Fig.8 Cross-section through a shadowed area of the blue sash, photographed at x200 magnification in ultraviolet light.

Fig.8
Cross-section through a shadowed area of the blue sash, photographed at x200 magnification in ultraviolet light. From bottom to top: orange coloured ground; grey ground; thin, dark grey underpaint of dress; opaque dull yellowish grey shadowed area of dress; dark blue of sash, showing ultramarine, smalt and lead white.
The hazy, milky-looking patches in the top blue layer of paint are the discoloured smalt. The varnish on top of the painting fluoresces brightly.

Neither surface microscopy nor infrared reflectography show evidence of underdrawing. Underpainting is evident beneath the red curtain; the opaque red bodycolour is painted on top of opaque dark, bluish grey paint (fig.5). Cross-sections through the blue sash show very thin, dark grey underpaint beneath the yellow tones of the dress (figs.6–8). The gold colour of the dress is a mixture of lead-tin (or Naples) yellow, yellow lake, yellow and red earth colours and lead white. The red curtain was laid in first with opaque vermilion bodycolour, then glazed when dry with translucent red lake, made from cochineal insects.2 The blue of the sash has undergone change over the years, becoming flat and greyish in the highlit areas and dull greenish blue in the shadows (fig.9). This alteration appears to be a combination of two factors: ‘ultramarine sickness’ in the highlit areas, where the principal blue pigment is natural ultramarine, and the deterioration of smalt in the shadows, where smalt is present as well as ultramarine. Neither form of deterioration is reversible.

Fig.9 The sash, showing dark, greenish blue patches of discoloured smalt

Fig.9
The sash, showing dark, greenish blue patches of discoloured smalt

Before the painting was cleaned and restored in 2009 the dark ‘beauty patch’ on the sitter’s left temple was covered over with flesh-coloured paint (fig.10). During the process of cleaning the painting, this paint was analysed and was found to contain Prussian blue and chrome yellow among the pigments making up the colour.

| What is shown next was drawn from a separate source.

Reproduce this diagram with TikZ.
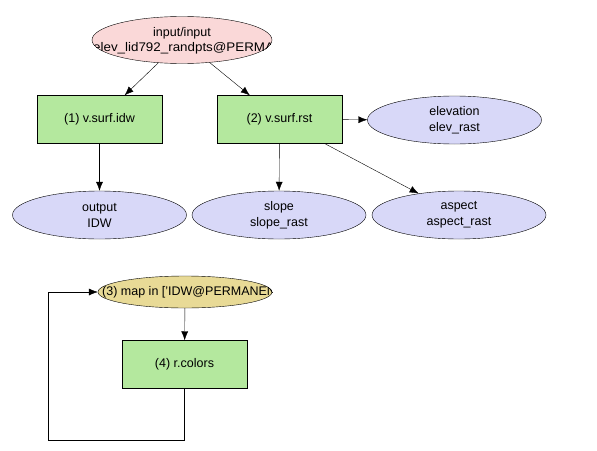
\documentclass[tikz,border=0pt]{standalone}
\usepackage{fontspec}
\setmainfont{Liberation Sans}
\usetikzlibrary{positioning,arrows.meta,shapes.geometric}
\definecolor{modgreen}{RGB}{180,232,158}
\definecolor{datablue}{RGB}{216,216,248}
\definecolor{inpink}{RGB}{250,216,216}
\definecolor{loopyellow}{RGB}{232,218,150}

\begin{document}
\begin{tikzpicture}[x=1pt,y=-1pt,font=\fontsize{12.5}{16}\selectfont]
 \tikzset{arrow/.style={-{Latex[length=9pt,width=7pt]}},
  module/.style={draw,fill=modgreen,minimum width=125pt,minimum height=48pt,inner sep=0pt},
  data/.style={draw,ellipse,fill=datablue,minimum width=174pt,minimum height=48pt,inner sep=0pt,align=center}}
 \useasboundingbox (0,0) rectangle (597,450);

 \node[draw,ellipse,fill=inpink,minimum width=180pt,minimum height=47pt] (inp) at (182,40) {};
 \begin{scope}
  \clip (182,40) ellipse (90 and 23.5);
  \node (inptop) at (182,33) {input/input};
  \node[anchor=west,inner sep=0pt,xscale=1.07] (inpbot) at (93,48) {elev\_lid792\_randpts@PERMANENT};
 \end{scope}

 \node[module] (idw) at (99.5,119.5) {(1) v.surf.idw};
 \node[module] (rst) at (279.5,119.5) {(2) v.surf.rst};
 \node[data] (elev) at (454.5,120) {elevation\\elev\_rast};
 \node[data] (out) at (99.5,215) {output\\IDW};
 \node[data] (slope) at (279,215) {slope\\slope\_rast};
 \node[data] (asp) at (459,215) {aspect\\aspect\_rast};

 \node[draw,ellipse,fill=loopyellow,minimum width=174pt,minimum height=32pt] (map) at (185,292) {};
 \begin{scope}
  \clip (185,292) ellipse (87 and 16);
  \node[anchor=west,inner sep=0pt] (maplabel) at (102,292) {(3) map in ['IDW@PERMANENT']};
 \end{scope}
 \node[module] (clr) at (184.5,364.5) {(4) r.colors};
 \coordinate (loopa) at (48,440);

 \draw[arrow] (inp) -- (idw);
 \draw[arrow] (inp) -- (rst);
 \draw[arrow] (idw) -- (out);
 \draw[arrow] (rst) -- (elev);
 \draw[arrow] (rst) -- (slope);
 \draw[arrow] (rst) -- (asp);
 \draw[arrow] (map) -- (clr);
 \draw[arrow] (clr.south) |- (loopa) |- (map.west);
\end{tikzpicture}
\end{document}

Fig.10 Detail of the overpainted ‘beauty patch’ on the sitter’s temple, before restoration

Fig.10
Detail of the overpainted ‘beauty patch’ on the sitter’s temple, before restoration

As the first was not available until the early eighteenth century and the second until the early nineteenth century, this paint was removed to reveal very well preserved original paint beneath it. The overpainting had therefore been done on grounds of changes in fashion.